Thursday was the first time Mr. Khadr was in the same room as the widow of the man he’s alleged to have killed: Sergeant Christopher Speer’s widow Tabitha was in court, sitting in a black-and-white patterned dress in the front row behind the prosecution.
She remained silent throughout the trial, crying visibly when her husband’s death came up and wringing the white lanyard of her security pass between her knuckles at certain points in testimony.
The prosecution began its argument by wheeling out a three-dimensional model of the Afghan compound on a table to present to the jury as lawyer Jeff Groharing quizzed his first two witnesses. Col. Jackson sought to poke holes in their testimony, noting that records had been changed, details are blurry and underscoring once again that no one saw Mr. Khadr throw the grenade that killed Sgt. Speer.

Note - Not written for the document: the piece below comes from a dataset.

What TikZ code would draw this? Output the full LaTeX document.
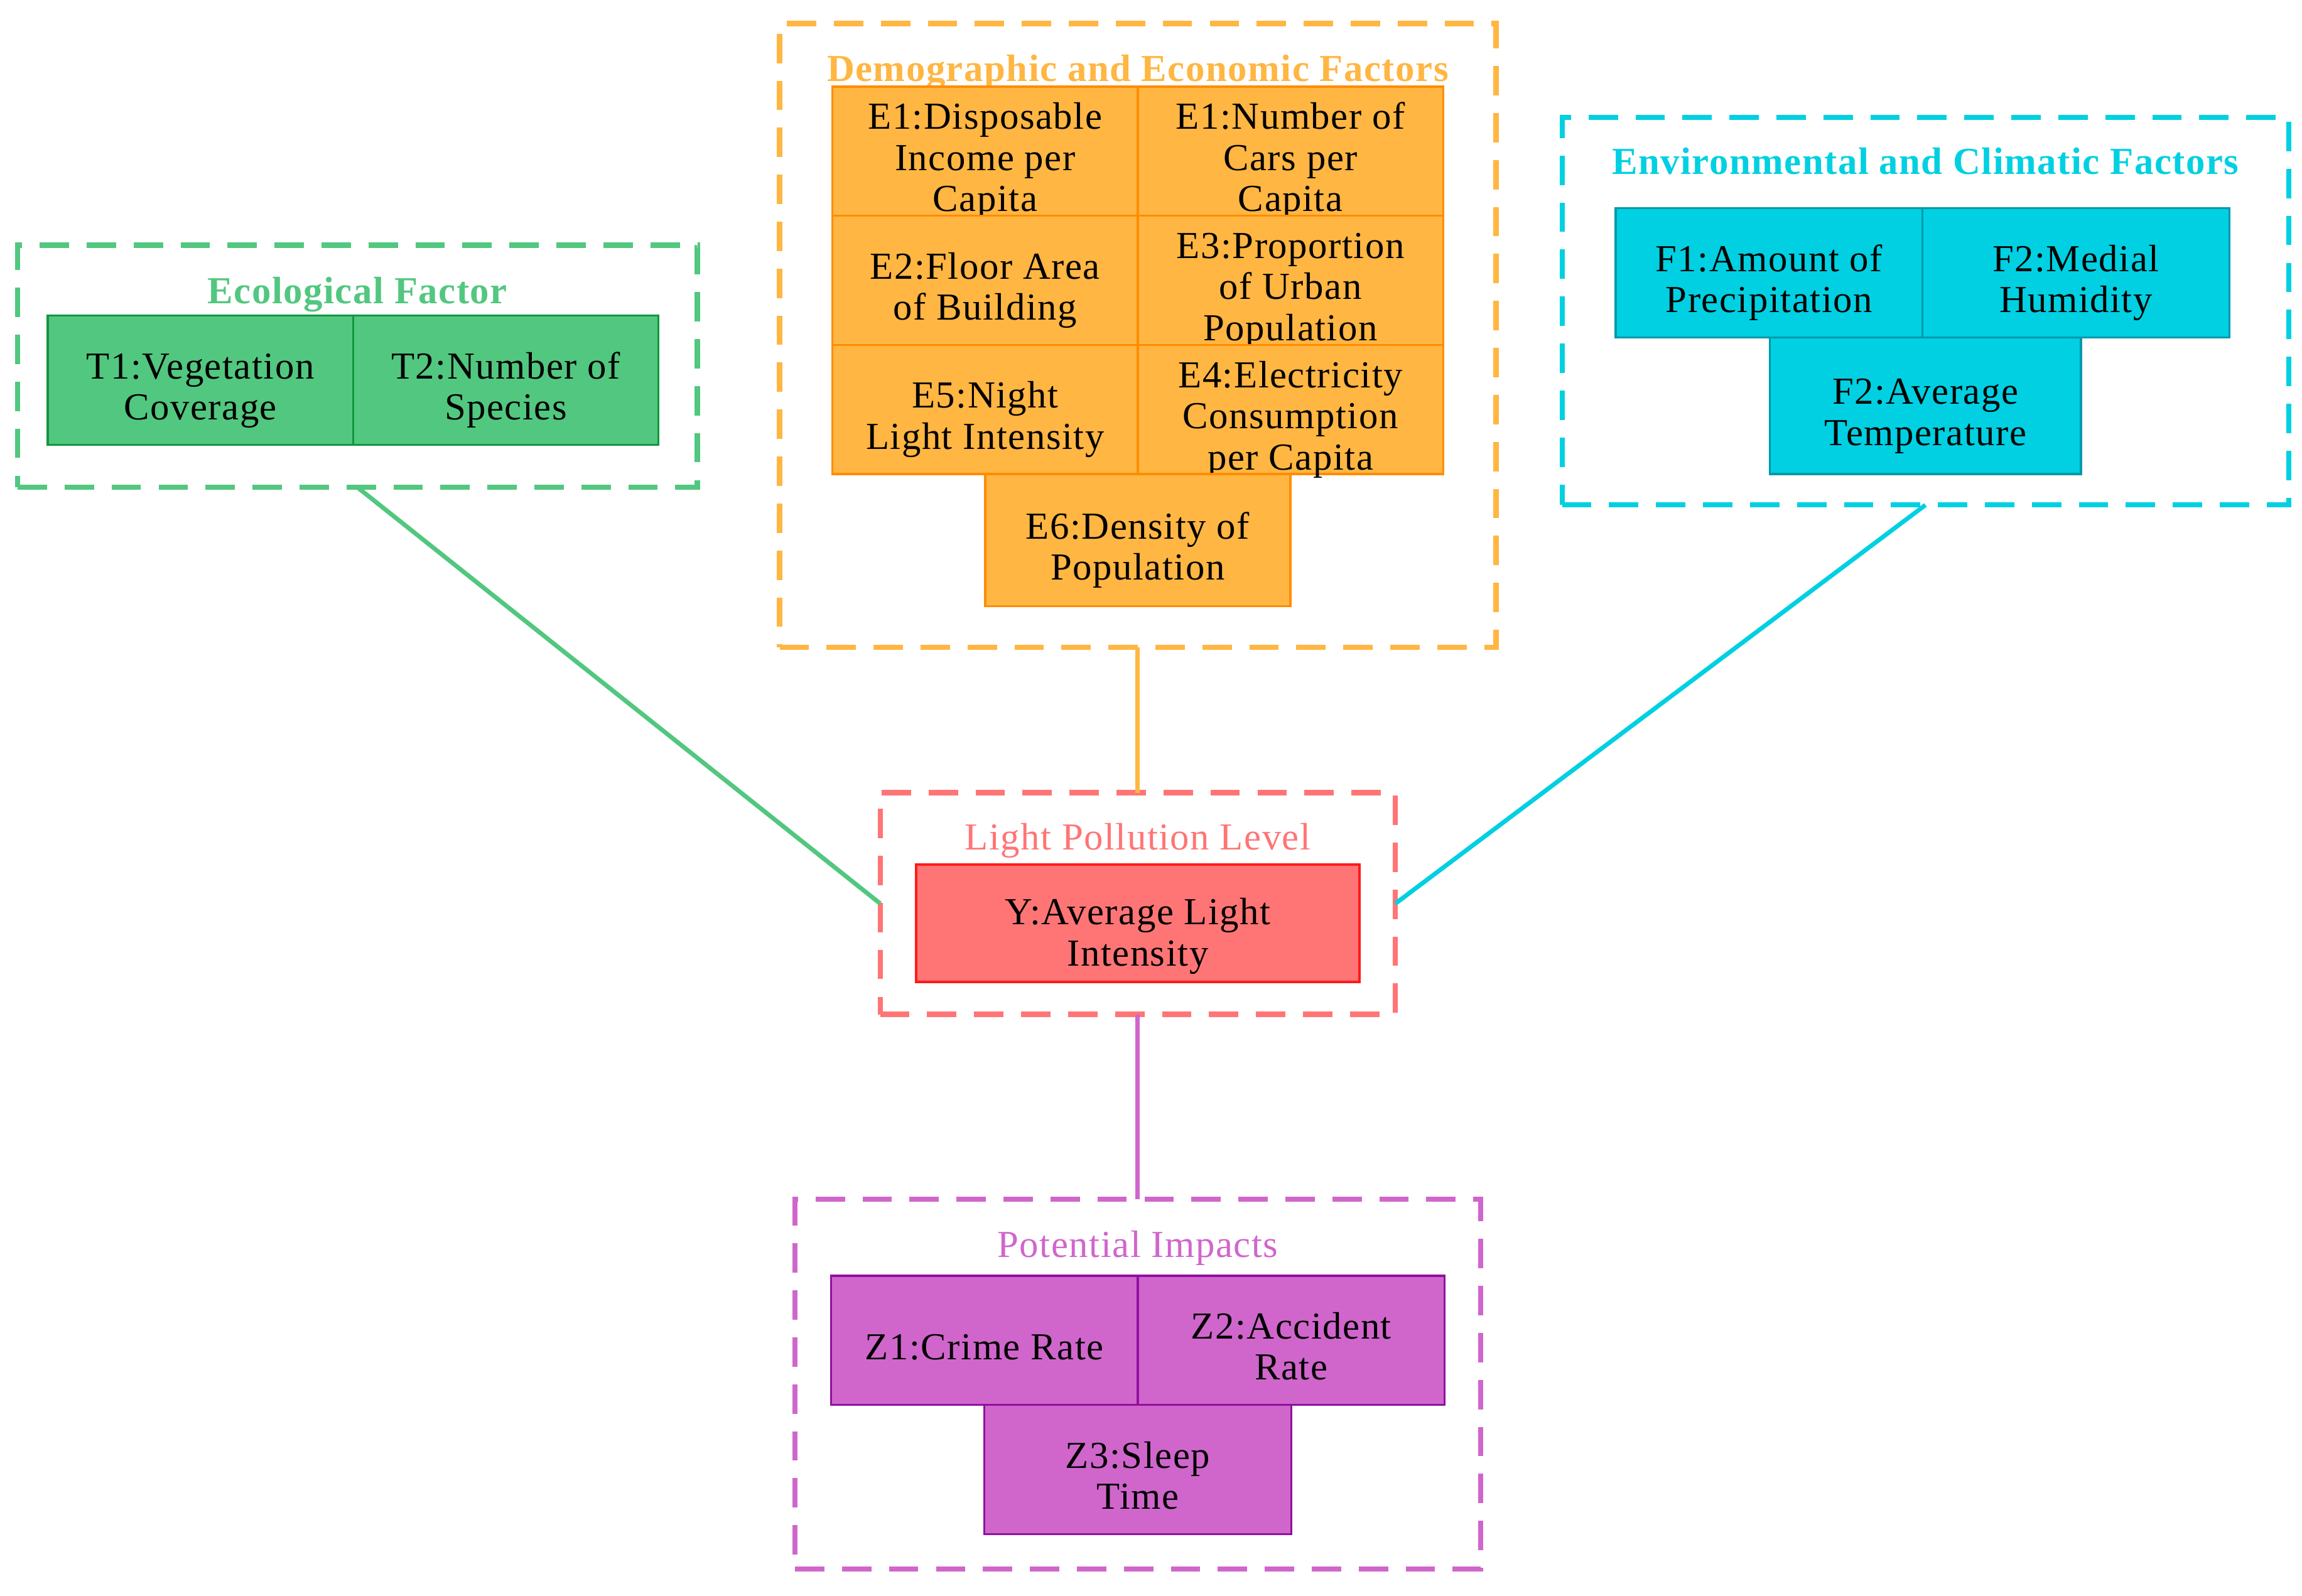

Mr. Groharing, a former marine major who is one of the few lawyers who’s been involved in the case since its inception, got his witnesses to set a scene in which U.S. troops acted on intelligence to approach a compound they were told housed a bomb maker. They were ambushed, called in reinforcements and endured hours of bombardment before they took the compound and killed almost everyone inside.
Those testifying were identified only by their rank and first initial: Col. W led the raid on the compound; Sergeant-Major D was one of the troops in the thick of the attack.
Mr. Groharing showed a video, found in the compound, that showed a teenaged Mr. Khadr fiddling with what appear to be parts of explosive devices; later, in a green-tinged night-vision shot, he mugs for the camera as unidentified people bury what appear to be explosive devices.
Col. Jackson tore into Col. W’s testimony, noting that a memo Col. W wrote to his superiors the night of the 2002 firefight said the man who had lobbed the grenade killing Sgt. Speer was among three enemy combatants killed in action. A fourth person, he wrote at the time, was wounded in action.
But years later, after being visited by investigators into Mr. Khadr’s case, he changed the original memo on his personal computer to read that Sgt. Speer’s killer had survived.
“Investigators came to see me; they had a version of the report that was correct. And when I looked at mine I went, ‘Oh, this is wrong.’ And I changed it.”
But while Col. Jackson was questioning the prosecution’s second witness, a sergeant-major present at the 2002 firefight who said he shot Mr. Khadr twice in the back when he encountered the teen in an alley, Col. Jackson started to cough. He asked military judge Colonel Patrick Parrish for a five-minute recess and turned to the defence counsel table to grab a bottle of water.
On his way back to the podium, the military lawyer collapsed. He regained consciousness shortly afterward and was taken to hospital as the courtroom was emptied.
Later Thursday evening, deputy chief defence counsel Brian Broyles said Col. Jackson, who has been on the trial virtually non-stop despite being newly married, is still in pain. Doctors should know better by Friday when he can appear in court again.
But his incapacitation effectively puts the trial on pause: Col. Jackson is the only person able to represent Mr. Khadr in court. Although Dennis Edney, the Edmonton-based lawyer representing the Khadr family, is in Guantanamo Bay and has been present throughout the trial process, he can’t formally represent Mr. Khadr in court because he isn’t American. Mr. Khadr fired his two U.S. civilian lawyers last month; he said at first he wanted no legal representation whatsoever, although he has since reconciled himself to putting up an active defence.
“Omar Khadr has one attorney – that is Lieutenant-Colonel Jon Jackson,” Mr. Boyles said. “If the court has to wait for Lt.-Col. Jackson, the court has to wait for Lt.-Col. Jackson.”
Speaking to reporters Thursday evening, Mr. Edney said Mr. Khadr, who has been in court despite fasting for the month-long Muslim holiday of Ramadan, was extremely upset by his lawyer’s collapse.
“He said he felt helpless to do anything,” Mr. Edney said. “He was very upset.”